Stage 2 : Import The Locations Into SLP

After the file is uploaded a detached process starts to work on the actual location import. This ensures your browser doesn’t time out as this part happens in the background.    Your browser is “free to go” while your server does the work of loading in the locations.

It runs a WP Cron job in the background to import the locations WITHOUT geocoding. This is much faster and ensures the import doesn’t disconnect partway through.

As part of improving visibility into this process, Power 4.9.1 will be out soon and will be included in our end-of-year MySLP update.  It includes a cool interactive progress bar as well showing you how many records have been read.

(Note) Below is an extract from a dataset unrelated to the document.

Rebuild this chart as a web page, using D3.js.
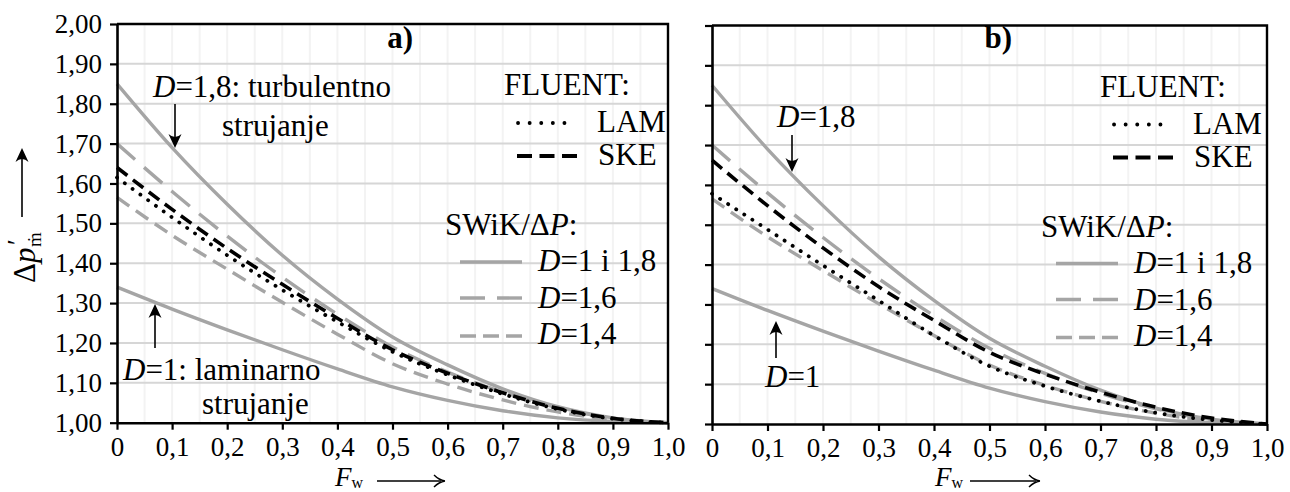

Power 4.9.2 Import Processing Progress
Power 4.9.2 Import Processing Progress Bar

If your server times out before our background location loader finishes reading the file , SLP remembers the last record read and re-spawns a new background job to pick up where it left off. It will do this until it reaches the end of the file no matter how often PHP times out.

Stage 3: Geocode The Locations

AFTER the file has been loaded it will then geocode all uncoded locations.   That means you may catch SLP with a list of locations none of which are geocoded and not showing up on the map.  This is a temporary state while SLP talks to Google.    Since that is always the slowest part of an import we decided to do this in a separate process so at least SOME locations start showing up right away and eventually of them are loaded.

Power 4.9.2 Geocoding Progress
Power 4.9.2 Geocoding Progress

This is similar to the import. It does it in the background and if PHP times out it will re-spawn itself until it has tried to geocode very location at least once. This is a big step toward not having an import time out. It also keeps you from manually having to re-geocode if you hit your daily 2500 location limit and didn’t opt for a paid API key.